There are three kind of time: chronos: ongoing progression or regression; mythic return: circular, recurring, revolutionary; and kairos: momentous, this moment--which I think takes primacy. It is in this moment that I/we are in touch with past, future, here, with each other in the whole of reality. This moment with you is the foundation of all meaning in secula seculorum.

Hold me.

Sunday, April 1, 2012

Is Christopher Hitchens Happy?

Is Christopher Hitchens Happy?

Or not?

I suppose not if he lost Pascal's wager. Then he is feeling the torments of a wrathful, tyrant god for all eternity.

I do admire Hitchens, his writing, his enjoyment of la belle vie, his courage to be public with his faults (even his arrogance which I did not much care for).
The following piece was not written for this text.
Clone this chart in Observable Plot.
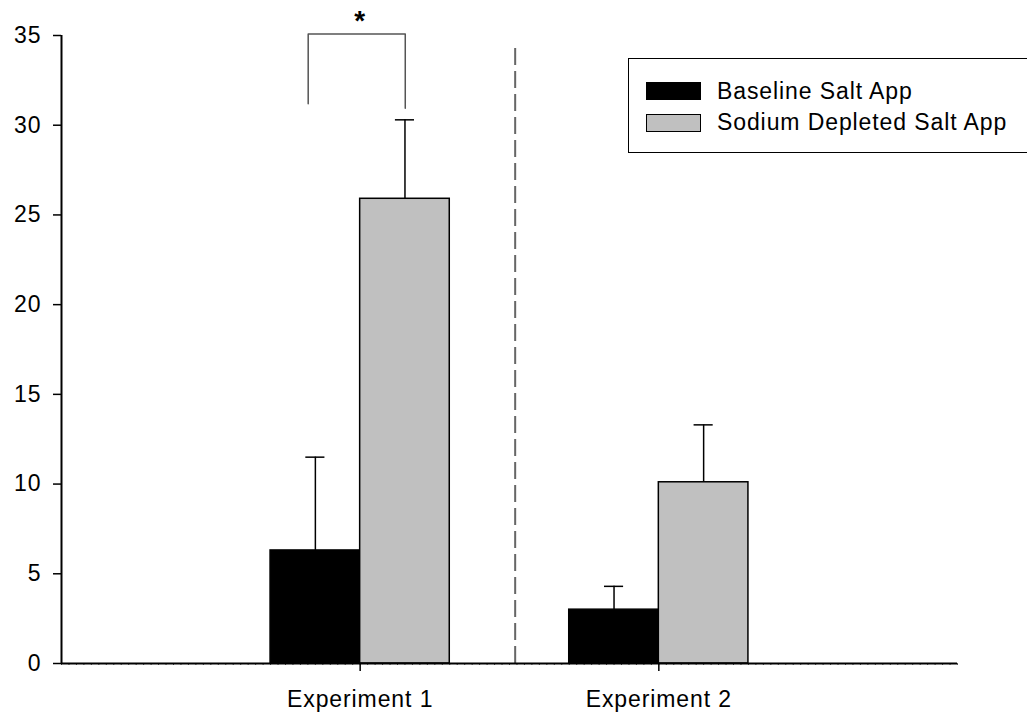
<!DOCTYPE html>
<html>
<head>
<meta charset="utf-8">
<script src="https://cdn.jsdelivr.net/npm/d3@7"></script>
<script src="https://cdn.jsdelivr.net/npm/@observablehq/plot@0.6"></script>
<style>
  html, body { margin: 0; padding: 0; background: #fff; overflow: hidden; }
  #wrap { position: relative; width: 1027px; height: 716px; }
  #legend {
    position: absolute; left: 628px; top: 58px; width: 420px; height: 95px;
    border: 1.5px solid #000; box-sizing: border-box; background: #fff;
    font-family: "Liberation Sans", Arial, sans-serif; font-size: 23px; letter-spacing: 0.9px;
  }
  .row { position: absolute; left: 17px; height: 20px; display: flex; align-items: center; }
  .sw { width: 55px; height: 18px; border: 1.5px solid #000; box-sizing: border-box; margin-right: 16px; }
</style>
</head>
<body>
<div id="wrap"></div>
<script>
const experiments = ["Experiment 1", "Experiment 2"];
const positions = [1, 2];
const series = ["Baseline Salt App", "Sodium Depleted Salt App"];
const colors = ["#000000", "#c0c0c0"];
const baselineMean = [6.3, 3.0];
const baselineErr = [11.5, 4.3];
const depletedMean = [25.9, 10.1];
const depletedErr = [30.3, 13.3];
const yTicks = [0, 5, 10, 15, 20, 25, 30, 35];
const bracket = [[0.826, 31.2], [0.826, 35.08], [1.151, 35.08], [1.151, 30.95]];
const starLabel = "*";
const starY = 35.8;
const dividerX = 1.519;
const dividerTop = 34.6;

const barW = 0.3;
const rows = [];
positions.forEach((p, i) => {
  rows.push({series: series[0], x1: p - barW, x2: p, value: baselineMean[i], err: baselineErr[i]});
  rows.push({series: series[1], x1: p, x2: p + barW, value: depletedMean[i], err: depletedErr[i]});
});
rows.forEach(r => { r.cx = (r.x1 + r.x2) / 2; r.c1 = r.cx - 0.032; r.c2 = r.cx + 0.032; });
const minor = d3.range(0, 3.0001, 0.025);

const chart = Plot.plot({
  width: 1027,
  height: 716,
  marginLeft: 61,
  marginRight: 70,
  marginTop: 35,
  marginBottom: 53,
  style: {fontFamily: "'Liberation Sans', Arial, sans-serif", fontSize: "23px", letterSpacing: "0.9px", color: "#000", background: "#fff", overflow: "visible"},
  x: {domain: [0, 3], label: null},
  y: {domain: [0, 35], label: null},
  color: {domain: series, range: colors},
  marks: [
    Plot.ruleX([dividerX], {y1: 0, y2: dividerTop, stroke: "#666", strokeWidth: 2, strokeDasharray: "17,6"}),
    Plot.ruleX(rows, {x: "cx", y1: "value", y2: "err", stroke: "#000", strokeWidth: 1.5}),
    Plot.ruleY(rows, {y: "err", x1: "c1", x2: "c2", stroke: "#000", strokeWidth: 1.5}),
    Plot.rectY(rows, {x1: "x1", x2: "x2", y1: 0, y2: "value", fill: "series", stroke: "#000", strokeWidth: 1.5}),
    Plot.line(bracket, {x: d => d[0], y: d => d[1], stroke: "#555", strokeWidth: 1.5}),
    Plot.text([starLabel], {x: positions[0], y: starY, text: d => d, fontSize: 28, fontWeight: "bold"}),
    Plot.axisX({ticks: minor, tickSize: 2, tickFormat: () => "", stroke: "#555", label: null}),
    Plot.axisX({ticks: positions, tickSize: 8, tickPadding: 19, tickFormat: d => experiments[positions.indexOf(d)], strokeWidth: 1.5, label: null}),
    Plot.axisY({ticks: yTicks, tickSize: 8, tickPadding: 12, strokeWidth: 1.5, label: null}),
    Plot.ruleY([0], {x1: 0, x2: 3, stroke: "#000", strokeWidth: 2}),
    Plot.ruleX([0], {y1: 0, y2: 35, stroke: "#000", strokeWidth: 2})
  ]
});
const wrap = document.getElementById("wrap");
wrap.appendChild(chart);

const legend = document.createElement("div");
legend.id = "legend";
series.forEach((s, i) => {
  const row = document.createElement("div");
  row.className = "row";
  row.style.top = (22 + i * 31.5) + "px";
  const sw = document.createElement("div");
  sw.className = "sw";
  sw.style.background = colors[i];
  const t = document.createElement("span");
  t.textContent = s;
  row.appendChild(sw);
  row.appendChild(t);
  legend.appendChild(row);
});
wrap.appendChild(legend);
</script>
</body>
</html>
I disagreed with him on his support of the Iraq war. I attribute that in line with his disgust with the religions of "God is Great" that would murder and enslave or sacralize it under some just or holy war doctrine.

He was a man of faith--certainly not that of the popes or ayatollahs. But that of philosophers and scientists and humanists.

Stanley Fish wrote recently that the scientist made as much of an act of faith as the religionist. I somewhat agree. But I dont consider faith an act, but a virtue, an habitual stance or approach to the world, the result of many acts and choices. Faith (along with the other two cardinal virtues) is an openness to reality wherever it might lead. It is the habit of curiosity, of discovery, of continual learning, of dialogue and argument in search of being found wrong and therefore coming closer to truth.

An ”act of faith” which closes matters, that achieves righteousness, that limits or denies the need to question is no faith at all. This is why ”God is not Great”! A born-again experience, an acceptance of Jesus in my heart, an absolute commitment to the Prophet is not faith at all. It is Belief which is the obstacle, even the enemy, of faith, hope, and love.

I remember learning in my catechism that when we go to heaven, we will no longer have faith ”for we will be seeing God face to face.”

If Hitchens is in heaven, then I know he is not happy.